*WORK TO DO*
Each line below must be set down exactly; omit any image you find.

*COLLECTED MATERIAL*

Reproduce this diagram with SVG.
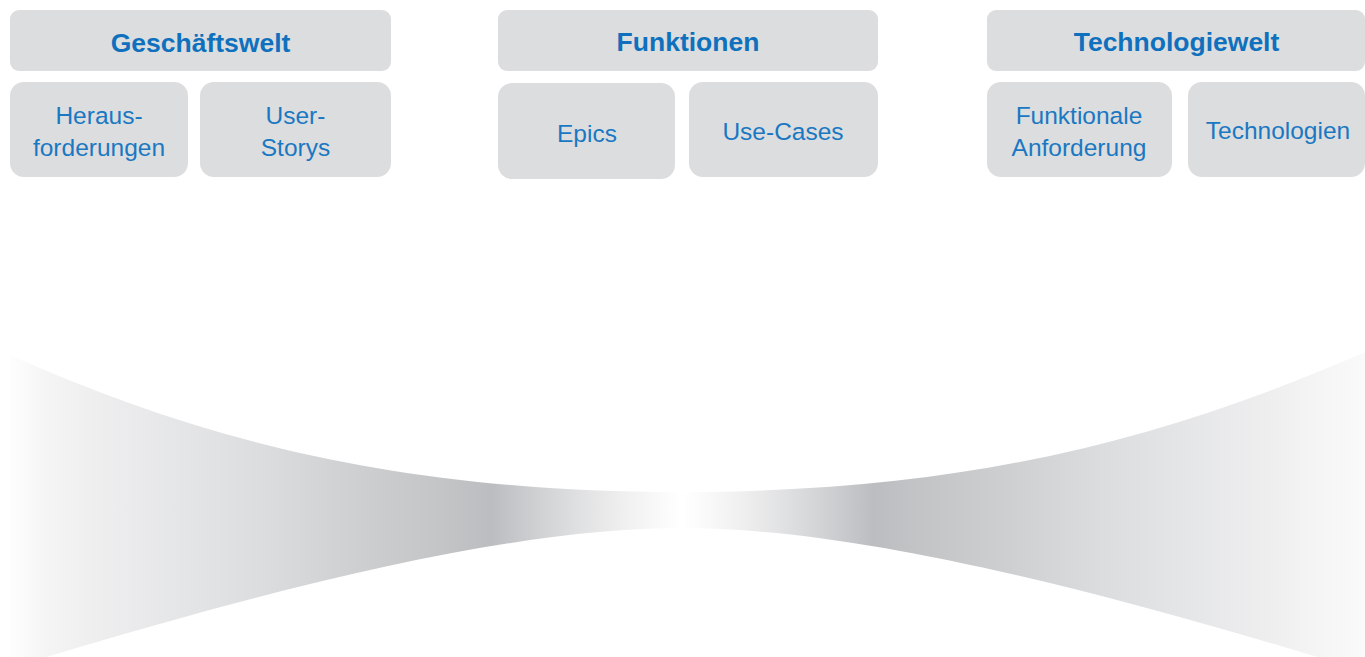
<svg xmlns="http://www.w3.org/2000/svg" width="1365" height="657" viewBox="0 0 1365 657">
<defs>
<linearGradient id="fade" gradientUnits="userSpaceOnUse" x1="0" y1="0" x2="1365" y2="0">
<stop offset="0.007" stop-color="#fefefe"/>
<stop offset="0.033" stop-color="#f5f5f5"/>
<stop offset="0.065" stop-color="#efeff0"/>
<stop offset="0.13" stop-color="#e5e6e7"/>
<stop offset="0.196" stop-color="#dbdcde"/>
<stop offset="0.262" stop-color="#cecfd1"/>
<stop offset="0.327" stop-color="#c3c4c6"/>
<stop offset="0.36" stop-color="#bcbdc0"/>
<stop offset="0.393" stop-color="#cfd0d2"/>
<stop offset="0.425" stop-color="#e0e1e2"/>
<stop offset="0.458" stop-color="#f0f0f0"/>
<stop offset="0.49" stop-color="#fcfcfc"/>
<stop offset="0.5" stop-color="#ffffff"/>
<stop offset="0.51" stop-color="#fcfcfc"/>
<stop offset="0.542" stop-color="#f0f0f0"/>
<stop offset="0.575" stop-color="#e0e1e2"/>
<stop offset="0.607" stop-color="#cfd0d2"/>
<stop offset="0.64" stop-color="#bcbdc0"/>
<stop offset="0.673" stop-color="#c3c4c6"/>
<stop offset="0.738" stop-color="#cecfd1"/>
<stop offset="0.804" stop-color="#dbdcde"/>
<stop offset="0.87" stop-color="#e5e6e7"/>
<stop offset="0.935" stop-color="#efeff0"/>
<stop offset="0.967" stop-color="#f5f5f5"/>
<stop offset="1" stop-color="#fafafa"/>
</linearGradient>
</defs>
<style>
.hdr{fill:#dcdddf}
.sub{fill:#dcdddf}
.t1{font-family:"Liberation Sans",Arial,sans-serif;font-weight:bold;font-size:26.5px;fill:#0f71bd;text-anchor:middle}
.t2{font-family:"Liberation Sans",Arial,sans-serif;font-size:24.5px;fill:#1a78c2;text-anchor:middle}
</style>
<g id="funnel">
<path fill="url(#fade)" d="M10,355 C200,440 400,492 682,492 C964,492 1164,440 1365,352 L1365,662 L1334,662 C1064,580 844,528 682,528 C520,528 300,580 30,662 L10,662 Z"/>
</g>
<g id="geschaeftswelt">
<rect class="hdr" x="10" y="10" width="381" height="61" rx="9"/>
<text class="t1" x="200.5" y="52">Geschäftswelt</text>
</g>
<g id="herausforderungen">
<rect class="sub" x="10" y="82" width="178" height="95" rx="14"/>
<text class="t2" x="99" y="124">Heraus-</text>
<text class="t2" x="99" y="156">forderungen</text>
</g>
<g id="userstorys">
<rect class="sub" x="200" y="82" width="191" height="95" rx="14"/>
<text class="t2" x="295.5" y="124">User-</text>
<text class="t2" x="295.5" y="156">Storys</text>
</g>
<g id="funktionen">
<rect class="hdr" x="498" y="10" width="380" height="61" rx="9"/>
<text class="t1" x="688" y="51">Funktionen</text>
</g>
<g id="epics">
<rect class="sub" x="498" y="83" width="177" height="96" rx="14"/>
<text class="t2" x="587" y="141.5">Epics</text>
</g>
<g id="usecases">
<rect class="sub" x="689" y="82" width="189" height="95" rx="14"/>
<text class="t2" x="783" y="139.5">Use-Cases</text>
</g>
<g id="technologiewelt">
<rect class="hdr" x="987" y="10" width="378" height="61" rx="9"/>
<text class="t1" x="1176.5" y="51">Technologiewelt</text>
</g>
<g id="funktionaleanforderung">
<rect class="sub" x="987" y="82" width="185" height="95" rx="14"/>
<text class="t2" x="1079" y="124">Funktionale</text>
<text class="t2" x="1079" y="155.5">Anforderung</text>
</g>
<g id="technologien">
<rect class="sub" x="1188" y="82" width="177" height="95" rx="14"/>
<text class="t2" x="1278" y="139">Technologien</text>
</g>
<g id="connectors"/>
</svg>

*FINISHED TASK*
Reproduce this diagram with SVG.
<svg xmlns="http://www.w3.org/2000/svg" width="1365" height="657" viewBox="0 0 1365 657">
<defs>
<linearGradient id="fade" gradientUnits="userSpaceOnUse" x1="0" y1="0" x2="1365" y2="0">
<stop offset="0.007" stop-color="#fefefe"/>
<stop offset="0.033" stop-color="#f5f5f5"/>
<stop offset="0.065" stop-color="#efeff0"/>
<stop offset="0.13" stop-color="#e5e6e7"/>
<stop offset="0.196" stop-color="#dbdcde"/>
<stop offset="0.262" stop-color="#cecfd1"/>
<stop offset="0.327" stop-color="#c3c4c6"/>
<stop offset="0.36" stop-color="#bcbdc0"/>
<stop offset="0.393" stop-color="#cfd0d2"/>
<stop offset="0.425" stop-color="#e0e1e2"/>
<stop offset="0.458" stop-color="#f0f0f0"/>
<stop offset="0.49" stop-color="#fcfcfc"/>
<stop offset="0.5" stop-color="#ffffff"/>
<stop offset="0.51" stop-color="#fcfcfc"/>
<stop offset="0.542" stop-color="#f0f0f0"/>
<stop offset="0.575" stop-color="#e0e1e2"/>
<stop offset="0.607" stop-color="#cfd0d2"/>
<stop offset="0.64" stop-color="#bcbdc0"/>
<stop offset="0.673" stop-color="#c3c4c6"/>
<stop offset="0.738" stop-color="#cecfd1"/>
<stop offset="0.804" stop-color="#dbdcde"/>
<stop offset="0.87" stop-color="#e5e6e7"/>
<stop offset="0.935" stop-color="#efeff0"/>
<stop offset="0.967" stop-color="#f5f5f5"/>
<stop offset="1" stop-color="#fafafa"/>
</linearGradient>
</defs>
<style>
.hdr{fill:#dcdddf}
.sub{fill:#dcdddf}
.t1{font-family:"Liberation Sans",Arial,sans-serif;font-weight:bold;font-size:26.5px;fill:#0f71bd;text-anchor:middle}
.t2{font-family:"Liberation Sans",Arial,sans-serif;font-size:24.5px;fill:#1a78c2;text-anchor:middle}
</style>
<g id="funnel">
<path fill="url(#fade)" d="M10,355 C200,440 400,492 682,492 C964,492 1164,440 1365,352 L1365,662 L1334,662 C1064,580 844,528 682,528 C520,528 300,580 30,662 L10,662 Z"/>
</g>
<g id="geschaeftswelt">
<rect class="hdr" x="10" y="10" width="381" height="61" rx="9"/>
<text class="t1" x="200.5" y="52">Geschäftswelt</text>
</g>
<g id="herausforderungen">
<rect class="sub" x="10" y="82" width="178" height="95" rx="14"/>
<text class="t2" x="99" y="124">Heraus-</text>
<text class="t2" x="99" y="156">forderungen</text>
</g>
<g id="userstorys">
<rect class="sub" x="200" y="82" width="191" height="95" rx="14"/>
<text class="t2" x="295.5" y="124">User-</text>
<text class="t2" x="295.5" y="156">Storys</text>
</g>
<g id="funktionen">
<rect class="hdr" x="498" y="10" width="380" height="61" rx="9"/>
<text class="t1" x="688" y="51">Funktionen</text>
</g>
<g id="epics">
<rect class="sub" x="498" y="83" width="177" height="96" rx="14"/>
<text class="t2" x="587" y="141.5">Epics</text>
</g>
<g id="usecases">
<rect class="sub" x="689" y="82" width="189" height="95" rx="14"/>
<text class="t2" x="783" y="139.5">Use-Cases</text>
</g>
<g id="technologiewelt">
<rect class="hdr" x="987" y="10" width="378" height="61" rx="9"/>
<text class="t1" x="1176.5" y="51">Technologiewelt</text>
</g>
<g id="funktionaleanforderung">
<rect class="sub" x="987" y="82" width="185" height="95" rx="14"/>
<text class="t2" x="1079" y="124">Funktionale</text>
<text class="t2" x="1079" y="155.5">Anforderung</text>
</g>
<g id="technologien">
<rect class="sub" x="1188" y="82" width="177" height="95" rx="14"/>
<text class="t2" x="1278" y="139">Technologien</text>
</g>
<g id="connectors"/>
</svg>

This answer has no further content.